Tzipi Livni was born in Israel in 1958. She served as an officer in the IDF, and later in the Mossad. A lawyer by profession, Livni received her law degree from Bar-Ilan University, and practiced law in a private firm for ten years before entering public life.  Her fields of specialization included commercial law, constitutional law and real estate law. In 1999, Mrs. Livni was first elected to the Knesset, and served as a member of the Constitution, Law and Justice Committee, and the Committee on the Status of Women. She also served as the chairperson of the subcommittee responsible for legislation of the Prevention of Money Laundering Law. 

In 2001, Mrs. Livni was appointed Minister in the 29th Government and held the Regional Cooperation and Agriculture Portfolios. In the 30th Government, established in 2003, she held the following portfolios:  Immigrant Absorption, Housing and Construction, Justice and Foreign Affairs. Prior to her election to the Knesset, Livni served as Director General of the Government Companies Authority from 1996. In this capacity, she was in charge of the privatization of government corporations and monopolies.

Livni was a member of the Likud Party until the end of 2005, when she, together with other prominent political figures in Israel, formed the Kadima Party. In September 2008 she was elected chairman of Kadima.
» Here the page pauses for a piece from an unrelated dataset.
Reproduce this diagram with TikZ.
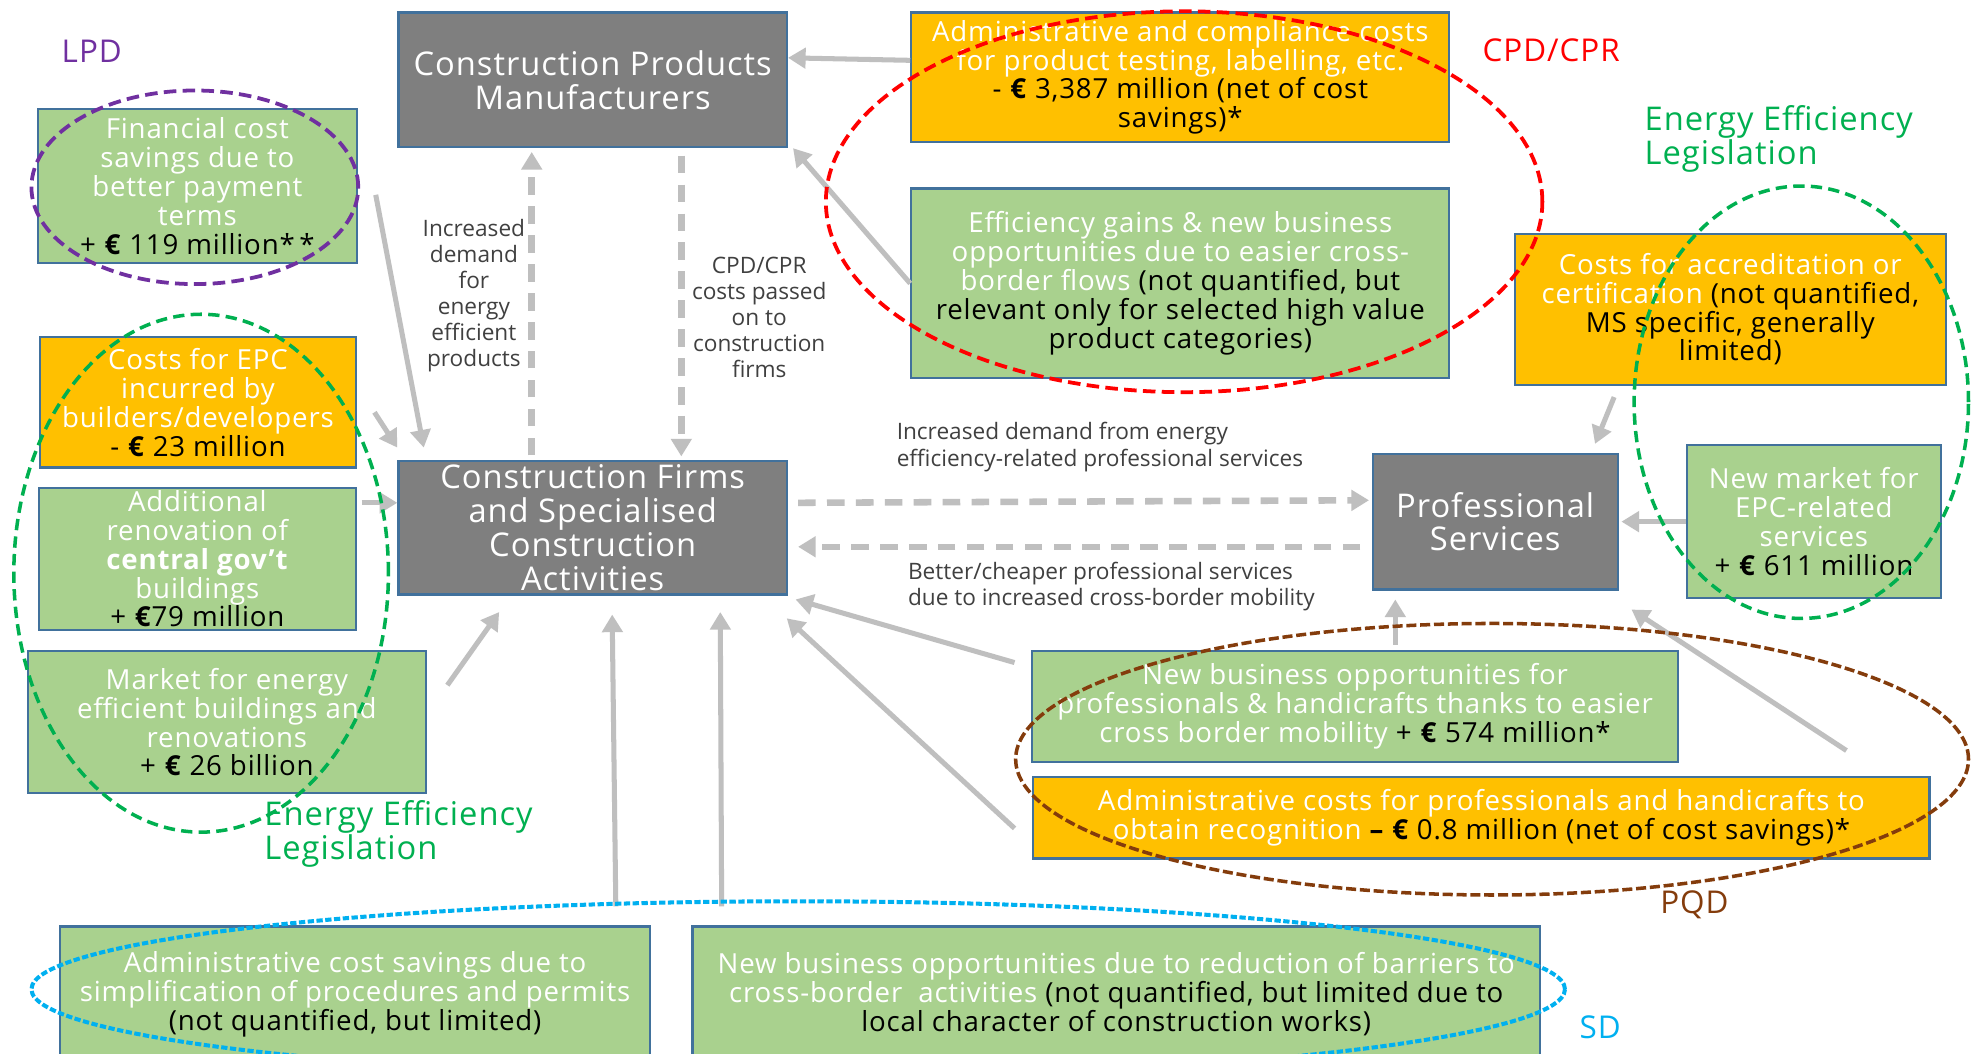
\documentclass[tikz,border=0pt]{standalone}
\usepackage{fontspec}
\setmainfont{Open Sans}
\newfontfamily\boxfont[LetterSpace=3]{Open Sans}
\usetikzlibrary{arrows.meta,calc}
\definecolor{boxblue}{HTML}{41719C}
\definecolor{lgreen}{HTML}{A9D18E}
\definecolor{gold}{HTML}{FFC000}
\definecolor{dgray}{HTML}{7F7F7F}
\definecolor{arrgray}{HTML}{BFBFBF}
\definecolor{lblgray}{HTML}{404040}
\definecolor{lpdpurple}{HTML}{7030A0}
\definecolor{eelgreen}{HTML}{00B050}
\definecolor{pqdbrown}{HTML}{843C0C}
\definecolor{sdblue}{HTML}{00B0F0}
\newcommand{\wt}[1]{\textcolor{white}{#1}}
\newcommand{\myeur}{\textbf{€}}
\tikzset{
  box/.style={draw=boxblue, line width=0.9pt, align=center, inner sep=0pt,
    font=\boxfont\fontsize{11}{11.5}\selectfont},
  greenbox/.style={box, fill=lgreen},
  orangebox/.style={box, fill=gold},
  graybox/.style={box, fill=dgray, text=white, font=\boxfont\fontsize{13}{13.5}\selectfont},
  arr/.style={draw=arrgray, line width=2pt, -{Triangle[length=7pt,width=8pt]}},
  darr/.style={arr, line width=2.6pt, dash pattern=on 7pt off 4.5pt},
  lbl/.style={text=lblgray, align=center, inner sep=0pt, font=\fontsize{9}{10.3}\selectfont},
  lawtag/.style={inner sep=0pt, align=left, font=\boxfont\fontsize{12.5}{13.5}\selectfont},
  ell/.style={line width=1.5pt, dash pattern=on 5pt off 2.5pt}
}
\begin{document}
\begin{tikzpicture}[x=0.5pt,y=-0.5pt]
\fill[white] (0,0) rectangle (1568,838);
\useasboundingbox (0,0) rectangle (1568,838);

% boxes
\node[graybox, minimum width=154.5pt, minimum height=53.5pt] (cpm) at (471.5,63.5)
  {Construction Products\\Manufacturers};
\node[orangebox, minimum width=214pt, minimum height=51.5pt] (admc) at (939,61.5)
  {\wt{Administrative and compliance costs}\\\wt{for product testing, labelling, etc.}\\- \myeur{} 3,387 million (net of cost\\savings)*};
\node[greenbox, minimum width=214pt, minimum height=75.5pt] (effg) at (939,225.5)
  {\wt{Efficiency gains \& new business}\\\wt{opportunities due to easier cross-}\\\wt{border flows} (not quantified, but\\relevant only for selected high value\\product categories)};
\node[greenbox, minimum width=127pt, minimum height=61pt] (fin) at (157,148)
  {\wt{Financial cost}\\\wt{savings due to}\\\wt{better payment}\\\wt{terms}\\+ \myeur{} 119 million*\,*};
\node[orangebox, minimum width=125.5pt, minimum height=52pt] (epc) at (157.5,320)
  {\wt{Costs for EPC}\\\wt{incurred by}\\\wt{builders/developers}\\- \myeur{} 23 million};
\node[greenbox, minimum width=126pt, minimum height=56.5pt] (addr) at (157,444.5)
  {\wt{Additional}\\\wt{renovation of}\\\wt{\textbf{central gov’t}}\\\wt{buildings}\\+ \myeur{}79 million};
\node[greenbox, minimum width=158.5pt, minimum height=56.5pt] (mkt) at (180.5,574.5)
  {\wt{Market for energy}\\\wt{efficient buildings and}\\\wt{renovations}\\+ \myeur{} 26 billion};
\node[graybox, minimum width=154.5pt, minimum height=53pt] (cf) at (471.5,420)
  {Construction Firms\\and Specialised\\Construction\\Activities};
\node[orangebox, minimum width=171.5pt, minimum height=60pt] (acc) at (1376.5,246)
  {\wt{Costs for accreditation or}\\\wt{certification} (not quantified,\\MS specific, generally\\limited)};
\node[graybox, minimum width=97.5pt, minimum height=54pt] (ps) at (1189.5,415)
  {Professional\\Services};
\node[greenbox, minimum width=101pt, minimum height=61pt] (nm) at (1443,415)
  {\wt{New market for}\\\wt{EPC-related}\\\wt{services}\\+ \myeur{} 611 million};
\node[greenbox, minimum width=257pt, minimum height=44pt] (nbp) at (1078,562)
  {\wt{New business opportunities for}\\\wt{professionals \& handicrafts thanks to easier}\\\wt{cross border mobility} + \myeur{} 574 million*};
\node[orangebox, minimum width=356.5pt, minimum height=32.5pt] (admp) at (1178.5,650.5)
  {\wt{Administrative costs for professionals and handicrafts to}\\\wt{obtain recognition} \textbf{–} \myeur{} 0.8 million (net of cost savings)*};
\node[greenbox, minimum width=234.5pt, minimum height=54pt] (sdone) at (282.5,791)
  {\wt{Administrative cost savings due to}\\\wt{simplification of procedures and permits}\\(not quantified, but limited)};
\node[greenbox, minimum width=337pt, minimum height=54pt] (sdtwo) at (888,791)
  {\wt{New business opportunities due to reduction of barriers to}\\\wt{cross-border\ \ activities} (not quantified, but limited due to\\local character of construction works)};

% connector labels
\node[lbl] (lincdem) at (377,235) {Increased\\demand\\for\\energy\\efficient\\products};
\node[lbl] (lcpdcost) at (604,252.5) {CPD/CPR\\costs passed\\on to\\construction\\firms};
\node[lbl, align=left, anchor=west, font=\fontsize{9}{10.5}\selectfont] (lincps) at (713,355.5)
  {Increased demand from energy\\efficiency-related professional services};
\node[lbl, align=left, anchor=west, font=\fontsize{9}{10.5}\selectfont] (lbetter) at (722,466.5)
  {Better/cheaper professional services\\due to increased cross-border mobility};

% connectors
\draw[arr] ([yshift=6.75pt]admc.west) -- ([yshift=8.75pt]cpm.east);
\draw[arr] (effg.west) -- ([xshift=2pt]cpm.south east);
\draw[arr] ([xshift=7pt,yshift=-3.5pt]fin.east) -- ([xshift=10.5pt,yshift=5pt]cf.north west);
\draw[arr] ([xshift=7pt,yshift=-4pt]epc.east) -- ([yshift=5pt]cf.north west);
\coordinate (addrend) at ([yshift=10pt]cf.west);
\draw[arr] ([xshift=2pt]addrend -| addr.east) -- (addrend);
\draw[arr] ([xshift=8pt,yshift=-14pt]mkt.north east) -- ([xshift=40.5pt,yshift=-6.5pt]cf.south west);
\draw[darr] ([xshift=-24.25pt,yshift=2pt]cf.north) -- ([xshift=-24.25pt,yshift=-1.5pt]cpm.south);
\draw[darr] ([xshift=35.25pt,yshift=-3pt]cpm.south) -- ([xshift=35.25pt,yshift=1.5pt]cf.north);
\draw[darr] ([xshift=4pt,yshift=10pt]cf.east) -- ([xshift=-1pt,yshift=8.5pt]ps.west);
\draw[darr] ([xshift=-4.5pt,yshift=-10pt]ps.west) -- ([xshift=4pt,yshift=-7.5pt]cf.east);
\draw[arr] ([xshift=40pt,yshift=-4.5pt]acc.south west) -- ([xshift=-9.5pt,yshift=3.5pt]ps.north east);
\draw[arr] (nm.west) -- ([xshift=1pt]ps.east);
\draw[arr] ([xshift=16pt,yshift=2pt]nbp.north) -- ([xshift=-39.75pt,yshift=-3.5pt]ps.south);
\draw[arr] ([xshift=-33.5pt,yshift=10pt]admp.north east) -- ([xshift=5pt,yshift=-7.5pt]ps.south east);
\draw[arr] ([xshift=-6.5pt,yshift=-5pt]nbp.north west) -- ([xshift=3pt,yshift=-1.5pt]cf.south east);
\draw[arr] ([xshift=-7pt,yshift=-4.25pt]admp.west) -- ([xshift=-0.5pt,yshift=-9pt]cf.south east);
\draw[arr] ([xshift=-14pt,yshift=7.5pt]sdone.north east) -- ([xshift=7.75pt,yshift=-7.5pt]cf.south);
\draw[arr] ([xshift=12pt,yshift=7.5pt]sdtwo.north west) -- ([xshift=50.75pt,yshift=-6.5pt]cf.south);

% legislation ellipses
\draw[ell, lpdpurple] (155,149) ellipse [x radius=65pt, y radius=38.5pt];
\draw[ell, eelgreen, line width=1.4pt, dash pattern=on 4.5pt off 2.5pt] (160,456) ellipse [x radius=74.5pt, y radius=103pt];
\draw[ell, red] (942,160.5) ellipse [x radius=142.5pt, y radius=75.75pt];
\draw[ell, eelgreen, line width=1.4pt, dash pattern=on 4.5pt off 2.5pt] (1433,320) ellipse [x radius=66.5pt, y radius=86pt];
\draw[ell, pqdbrown, line width=1.4pt, dash pattern=on 4pt off 1.5pt] (1187,604) ellipse [x radius=189.5pt, y radius=54pt];
\draw[ell, sdblue, line width=1.6pt, dash pattern=on 2.5pt off 1pt] (635,787) ellipse [x radius=305pt, y radius=35pt];

% legislation tags
\node[lawtag, text=lpdpurple] (tlpd) at (73,41) {LPD};
\node[lawtag, text=red] (tcpd) at (1234,40) {CPD/CPR};
\node[lawtag, text=eelgreen, anchor=west, font=\boxfont\fontsize{13}{13.5}\selectfont] (teelr) at (1308,110.5) {Energy Efficiency\\Legislation};
\node[lawtag, text=eelgreen, anchor=west, font=\boxfont\fontsize{13}{13.5}\selectfont] (teell) at (210,663.5) {Energy Efficiency\\Legislation};
\node[lawtag, text=pqdbrown] (tpqd) at (1348,720) {PQD};
\node[lawtag, text=sdblue] (tsd) at (1273,817) {SD};
\end{tikzpicture}
\end{document}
In May 2006 Tzipi Livni was appointed Vice Prime Minister and Minister of Foreign Affairs in the 31st Government of Israel, serving until March 2009. She also served as Minister of Justice from November 2006 until February 2007. With the establishment of the Netanyahu government on March 31, 2009, Livni became the head of the opposition, until her resignation from the Knesset in May 2012.

She is married and the mother of two children. 

Udi Dekel

Udi Dekel

Udi Dekel, who joined INSS as a senior research fellow in 2012, was head of the negotiations team with the Palestinians in the Annapolis process under the Olmert government. In this framework, he coordinated the staff work and led twelve negotiating committees. In February 2013 he was appointed Managing Director of INSS.

Brig. Gen. (res.) Dekel filled many senior IDF positions in intelligence, international military cooperation, and strategic planning, His last post in the IDF was head of the Strategic Planning Division in the Planning Directorate of the General Staff, and as a reservist he is head of the Center for Strategic Planning. Previously he served as head of the foreign relations section in the General Staff and head of the Research Division in Lahak, Israel Air Force Intelligence. Brig. Gen. (res.) Dekel served as head of the Israel-UN-Lebanon committee following the Second Lebanon War and head of military committees with Egypt and Jordan. In addition, he headed a working group on strategic-operative cooperation with the United States on development of a response to the surface-to-surface missile threat and international military cooperation. He served on the 2006 commission to update Israel's security concept and coordinated the formulation of IDF strategy.

Brig. Gen. (res.) Dekel's areas of research include: decision making processes in Israel and the connection between policy and the military; the multidisciplinary integration in Israel of policy, diplomacy; the military; economics, society, and communications; the peace process with the Palestinians and with Syria; strategic trends in the Middle East and challenges for Israel; the influence of the new media on the Arab world and Iran; security concepts; strategic military concepts; and strategic planning processes.

Nicholas Burns

Nicholas Burns

Ambassador (Ret.) Nicholas Burns is the Roy and Barbara Goodman Family Professor of the Practice of Diplomacy and International Relations at the Harvard Kennedy School of Government. He is Faculty Director of the Future of Diplomacy Project and Faculty Chair of the programs on the Middle East and South Asia. He is Director of the Aspen Strategy Group and a Senior Counselor at the Cohen Group. From 2014-2016, he was a member of Secretary of State John Kerry’s Foreign Affairs Policy Board at the U.S. Department of State. He served in the United States Foreign Service for twenty-seven years until his retirement in April 2008. He was Under Secretary of State for Political Affairs from 2005 to 2008. Prior to that, he was Ambassador to NATO (2001-2005), Ambassador to Greece (1997-2001), and State Department Spokesman (1995-1997). He worked on the National Security Council staff where he was Senior Director for Russia, Ukraine and Eurasia Affairs and Special Assistant to President Clinton and, before that, Director for Soviet Affairs for President George H.W. Bush. Earlier in his career, he worked at the American Consulate General in Jerusalem and in the American Embassies in Egypt and Mauritania. He serves on the Board of several corporate and non-profit organizations.